The first time you’ll set your eyes on this keyboard, you’ll easily get excited. Because, well, it’s new and you’ve never seen anything like it. Before you start pressing your thumbs on glass, though, Typewise runs you through a tutorial aimed at getting you accustomed to the keyboard. Once the tutorial is complete and you’ve completely set it up, you’ll be good to go. You can start typing.
The keys are hexagonal in shape, designed to allocate the surface area of your thumbs. And that really shows. I’ve very rarely missed a key typing using my thumbs while I was testing Typewise. I love how the spacebar is reenvisioned and placed in two separate locations on the keyboard instead of at the bottom as the regular, separate bar. This lets me maintain a steady pace while typing since I don’t have to crouch my thumbs to reach to the bottom of the screen (which is where the space bar usually is on most keyboards).

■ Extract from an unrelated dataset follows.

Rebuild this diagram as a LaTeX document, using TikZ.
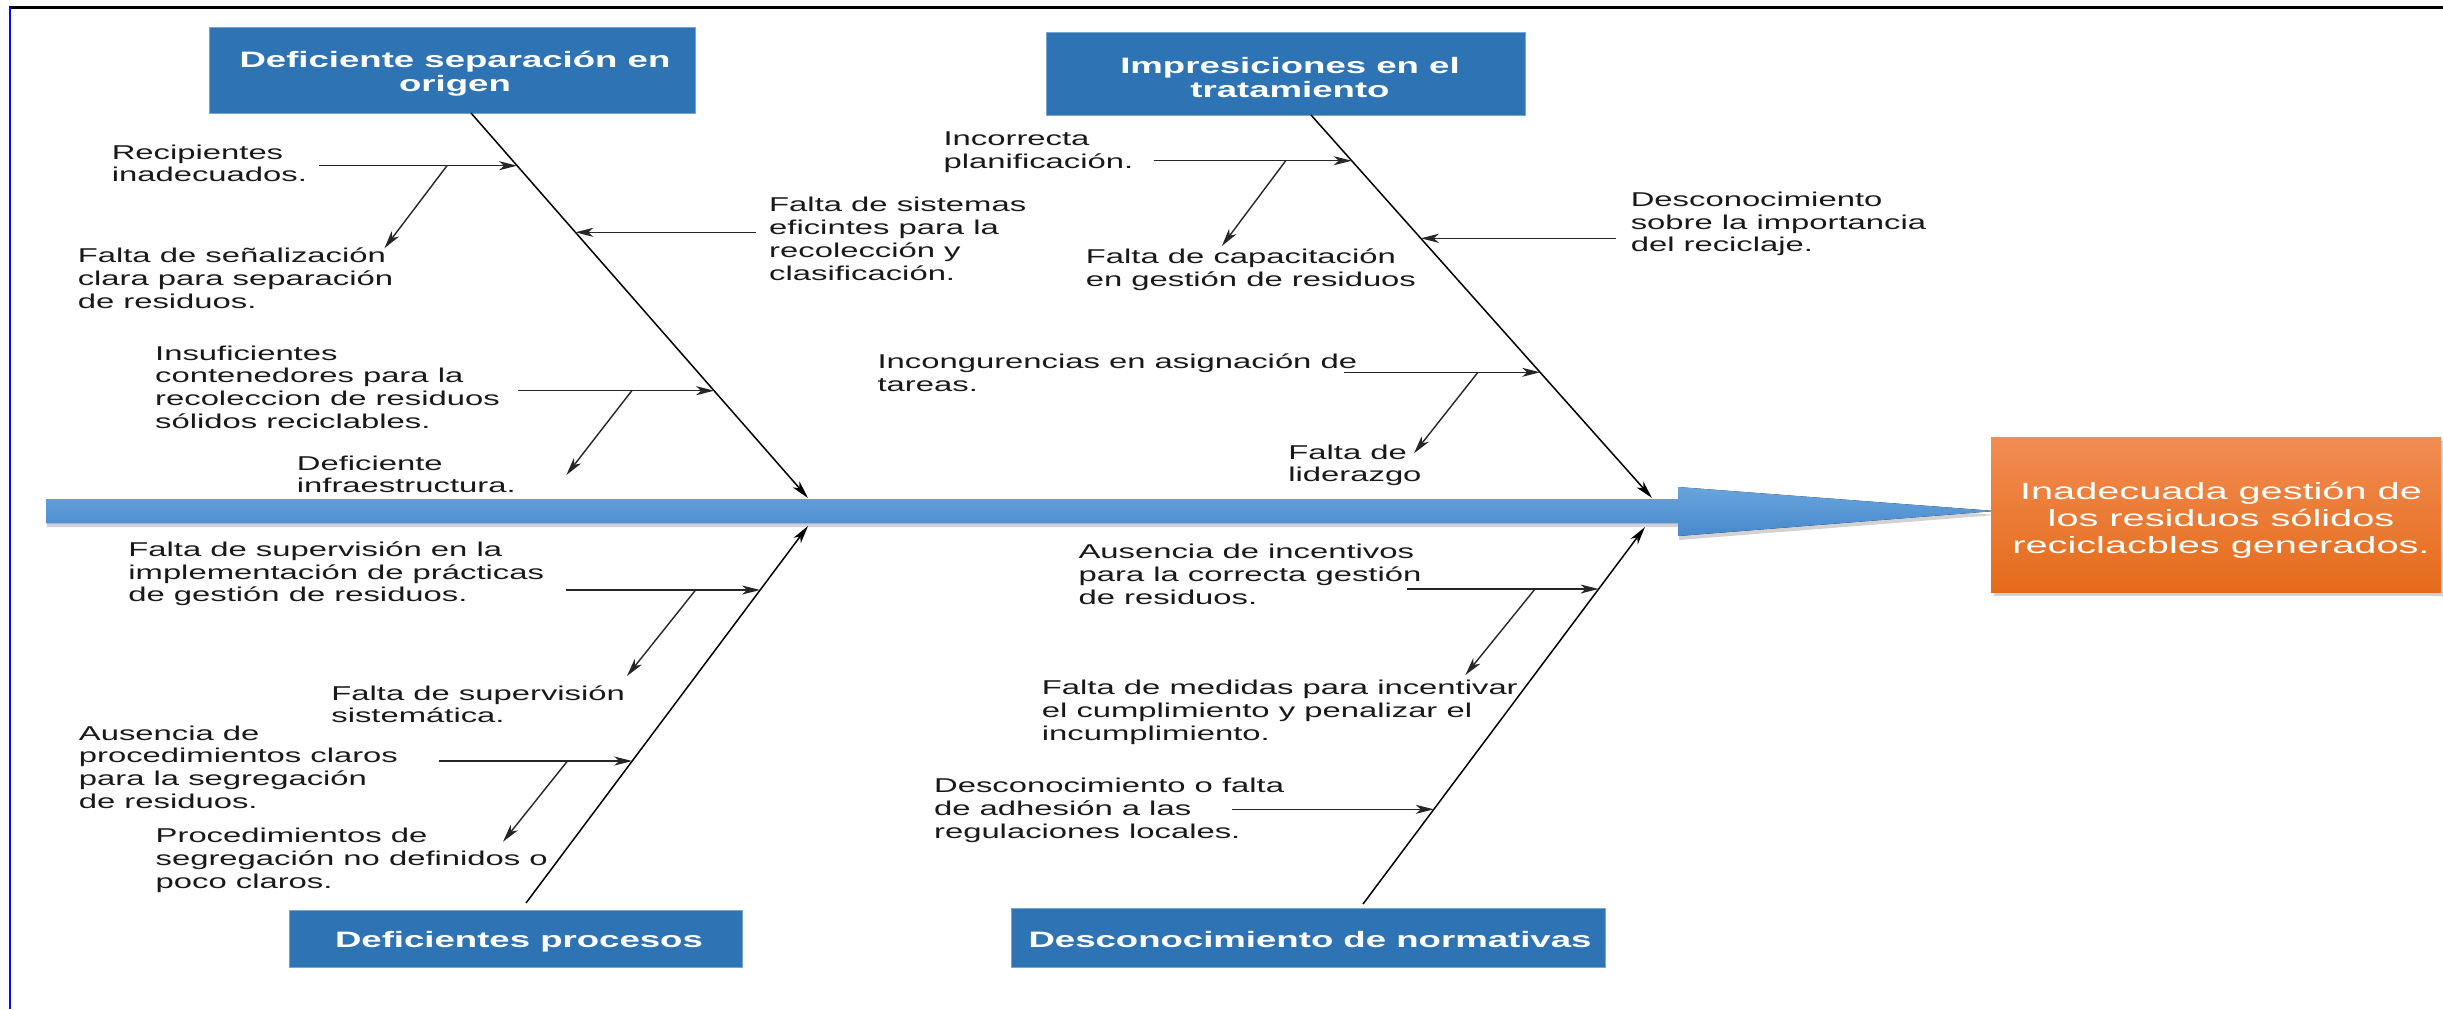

Typewise rightly touts that it’s the proponent of privacy
You will enjoy all of this even more with haptic vibrations enabled. But that’s a pro-only feature. However, the biggest thing to mention while talking about this keyboard is the fact that the keys are not arranged in the regular QWERTY layout. They’re randomly placed which means you might have a hard time adjusting.

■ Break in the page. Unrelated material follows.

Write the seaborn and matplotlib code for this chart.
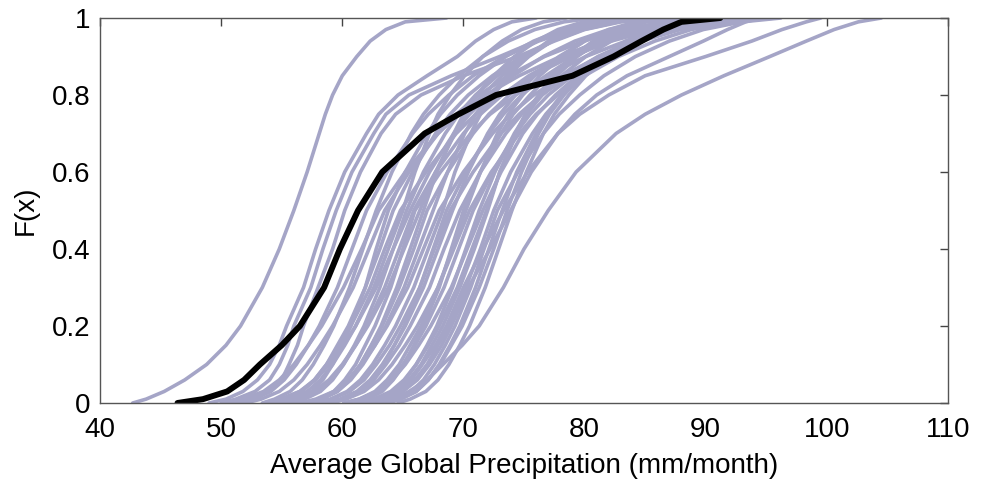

One of the major driving forces behind the entire concept of Typewise is its artificial intelligence and neural networks. Typewise says their neural network is able to learn from the user’s typing habits and adjust accordingly. It can also learn slang from your language. They’re not stopping here. The app maker says they plan on improving their text-prediction AI and have already started working toward it.

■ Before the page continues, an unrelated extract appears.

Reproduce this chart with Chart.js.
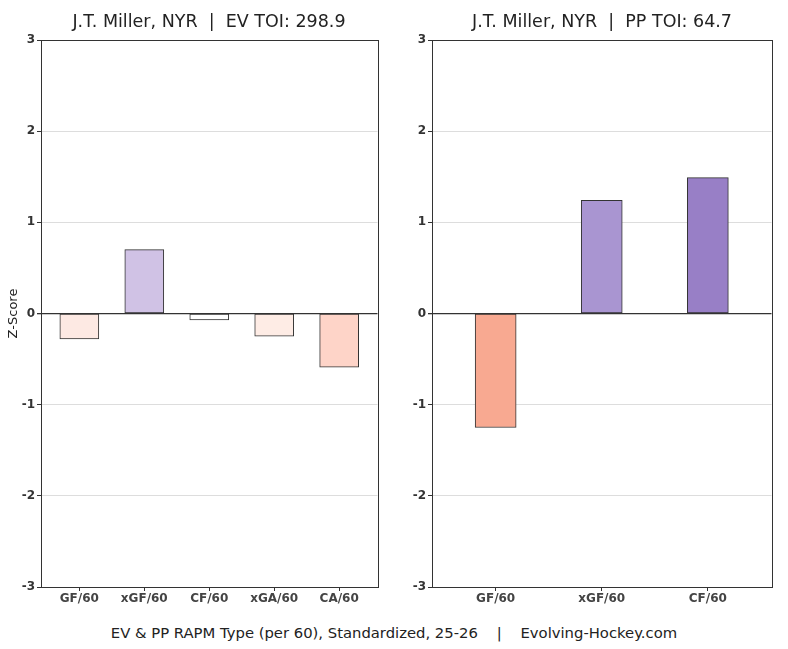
<!DOCTYPE html>
<html>
<head>
<meta charset="utf-8">
<script src="https://cdn.jsdelivr.net/npm/chart.js@4/dist/chart.umd.min.js"></script>
<style>
  html, body { margin:0; padding:0; background:#fff; width:788px; height:649px; overflow:hidden; font-family:"DejaVu Sans", sans-serif; }
  .wrap { position:absolute; top:0; width:394px; height:620px; }
  .title { position:absolute; top:11px; font-size:17.5px; color:#222; white-space:pre; text-align:center; width:400px; }
  .footer { position:absolute; top:624px; left:0; width:788px; text-align:center; font-size:14.8px; color:#222; white-space:pre; }
</style>
</head>
<body>
<div class="wrap" style="left:0"><canvas id="evChart"></canvas></div>
<div class="wrap" style="left:394px"><canvas id="ppChart"></canvas></div>
<div class="title" id="evTitle" style="left:9px"></div>
<div class="title" id="ppTitle" style="left:402px"></div>
<div class="footer" id="footer"></div>
<script>
// ---- data ----
const evTitle = "J.T. Miller, NYR  |  EV TOI: 298.9";
const ppTitle = "J.T. Miller, NYR  |  PP TOI: 64.7";
const footerText = "EV & PP RAPM Type (per 60), Standardized, 25-26    |    Evolving-Hockey.com";
const yAxisLabel = "Z-Score";
const yTicks = [-3, -2, -1, 0, 1, 2, 3];
const evCategories = ["GF/60", "xGF/60", "CF/60", "xGA/60", "CA/60"];
const evValues = [-0.28, 0.70, -0.07, -0.25, -0.59];
const ppCategories = ["GF/60", "xGF/60", "CF/60"];
const ppValues = [-1.25, 1.24, 1.49];

// ---- styles ----
const evColors = ["#fde9e3", "#d0c2e5", "#ffffff", "#feece5", "#fed4c8"];
const ppColors = ["#f8a991", "#a995d1", "#987fc6"];

document.getElementById('evTitle').textContent = evTitle;
document.getElementById('ppTitle').textContent = ppTitle;
document.getElementById('footer').textContent = footerText;

const frame = {
  id: 'frame',
  afterDraw(chart) {
    const a = chart.chartArea, c = chart.ctx;
    c.save();
    c.strokeStyle = '#333';
    c.lineWidth = 1;
    c.strokeRect(Math.round(a.left) + 0.5, Math.round(a.top) + 0.5, Math.round(a.right - a.left), Math.round(a.bottom - a.top));
    c.restore();
  }
};

function makeChart(id, cats, vals, colors, opts) {
  const n = cats.length;
  return new Chart(document.getElementById(id), {
    type: 'bar',
    data: {
      datasets: [{
        data: vals.map((v, i) => ({ x: i, y: v })),
        backgroundColor: colors,
        borderColor: '#333',
        borderWidth: 1,
        borderSkipped: false,
        barThickness: opts.barThickness
      }]
    },
    plugins: [frame],
    options: {
      responsive: false,
      animation: false,
      devicePixelRatio: 1,
      layout: { padding: { top: 40, right: 16.5, left: 0, bottom: 0 } },
      plugins: { legend: { display: false }, tooltip: { enabled: false } },
      scales: {
        x: {
          type: 'linear',
          offset: false,
          min: -opts.margin,
          max: n - 1 + opts.margin,
          afterBuildTicks: s => { s.ticks = cats.map((c, i) => ({ value: i })); },
          afterFit: s => { s.height = 33; },
          ticks: {
            callback: v => cats[v] ?? '',
            color: '#444',
            font: { family: 'DejaVu Sans', size: 12, weight: 'bold' },
            padding: 1,
            maxRotation: 0,
            autoSkip: false
          },
          grid: { offset: false, drawOnChartArea: false, drawTicks: true, tickLength: 4, color: '#333' },
          border: { display: false }
        },
        y: {
          min: -3, max: 3,
          afterBuildTicks: s => { s.ticks = yTicks.map(v => ({ value: v })); },
          afterFit: s => { s.width = opts.yWidth; },
          ticks: {
            color: '#333',
            font: { family: 'DejaVu Sans', size: 12, weight: 'bold' },
            padding: 2
          },
          title: {
            display: opts.showTitle,
            text: yAxisLabel,
            color: '#222',
            font: { family: 'DejaVu Sans', size: 13 },
            padding: { top: 6, bottom: 0 }
          },
          grid: {
            color: c => c.tick && c.tick.value === 0 ? '#333' : '#dddddd',
            lineWidth: c => c.tick && c.tick.value === 0 ? 1.3 : 1,
            tickColor: '#333',
            tickLength: 4
          },
          border: { display: false }
        }
      }
    }
  });
}

const ev = document.getElementById('evChart');
ev.width = 394; ev.height = 620;
const pp = document.getElementById('ppChart');
pp.width = 394; pp.height = 620;

makeChart('evChart', evCategories, evValues, evColors, { barThickness: 39, margin: 0.59, yWidth: 41, showTitle: true });
makeChart('ppChart', ppCategories, ppValues, ppColors, { barThickness: 41, margin: 0.6, yWidth: 38, showTitle: false });
</script>
</body>
</html>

However, in my time spent using Typewise, I came across some problems with autocorrection that seemed outright disconcerting given the claims the app makes. For one, it failed to register an individual “i” and capitalize it automatically. Moreover, there was no way for me to tell the app that I wanted to change this behavior. Some third-party keyboard apps allow users to hop into the keyboard settings and override the autocorrection system for certain words. Typewise doesn’t have anything as such.
However, the app is still young, and based on the promise that they’re building the next generation of text-prediction AI, I can say for sure that it’s going to improve and will be worth in the near future.
We talked about the aesthetics of the keyboard, which are a little convoluted and difficult-to-perceive for first-timers. However, you can say the same for functionality as well. Typewise has an extremely steep learning curve. And a tiny part of the reason is the new keyboard layout. Typing speed aside, they say that that it can reduce typos to a considerable level. And that’s a claim that I can personally back. But that could simply be because the keys on the keyboard are jumbled and I cannot find them in time which makes me type carefully which, by extension, makes my typing error-free. You get the gist, right? The main reason Typewise claims they can help reduce typos is the fact that the surface area to tap on individual keys has been increased, thereby making it easier to tap and make fewer typos.
Then, you will also have to learn all the complex gestures since a lot of the crucial tasks like deleting text or capitalizing text relies on them. One flaw with the keyboard is that since the gesture system has replaced the Shift key, you cannot enable CAPS lock.
But… but… but, if you don’t want to indulge in all this complexity and simply enjoy Typewise’s unparalleled privacy, you can always switch to Typewise’s QWERTY keyboard which the app offers as an alternative option. In my opinion, if I had to ultimately end up using a QWERTY keyboard, I would better go with Apple’s stock iOS keyboard.
The developer says that most users will learn to use the keyboard fluently in a week’s time. I took on that challenge for you guys so you don’t have to, but I’ve got to admit that I was frustrated the first two days and then some. I am still kind of frustrated at times when I have to use the keyboard for a “quick” Google search because I simply can’t type that fast yet with Typewise.
And I get it. It’s hard to make people switch in a heartbeat from a keyboard they’d been accustomed to most of their lives. Switching over means getting into an uncomfortable zone where you are unsure of the tool you have at your disposal if it would perform the task you intend it to. Ultimately, you’re gonna either pass through the uncomfortable training-wheels phase or fall back to the regular, much more familiar keyboard and never touch Typewise again.
Look, the thing is; it’s difficult to leave something familiar and pursue the unknown for the sake of discovery. For one, you wouldn’t want to disrupt your daily smartphone social life (Twitter, iMessage, Instagram, Facebook, etc) by learning to use a new virtual keyboard to brighten the hopes of reducing typos.
But Typewisee does its best to ensure you properly get accustomed to the keyboard by playing its keyboard-specific games on a browser. The games usually involve you tapping on different characters on the keyboard to control the character in the game.
Despite all its advanced features and scientific claims, Typewise feels like a work-in-progress. It doesn’t have most of the features a modern virtual keyboard should including dictation, swipe-typing, emoji search functionality. I don’t personally care about dictation and emoji search functionality as much as I care about swipe-typing. Sure, using two thumbs to type faster and error-free is good. But what about the times when I’m using my phone one-handed and still want it to be as quick?
One thing that justifiably sets apart Typewise from its likes is the fact that it’s completely offline. The app doesn’t ask you to create an account at all. Plus, all the data is collected and stored right on your device and none of it is sent to the cloud or to the developers for evaluation. Everything that needs to be processed is handled by the AI on device. Also, the fact that they were able to package such a complex system in a little app is quite surprising.
So, do you need to spend $2 on a keyboard app? I think not. The keyboard has to be exceptional for that. Typewise is, in a sense, exceptional. But every aspect of it currently feels like it’s a work-in-progress. So, I cannot recommend this to you. But I can make a prediction.
Look, creating a product that makes people shift from the current product they’re using is a tough job; not everyone can do it. It takes time, effort, and constant deliberation. Typewise says it’s going to launch its advanced text predictions in the coming months. They also say that it will outperform modern autocorrect algorithms the likes of Apple’s and Google’s. Until then, stick with the QWERTY you have.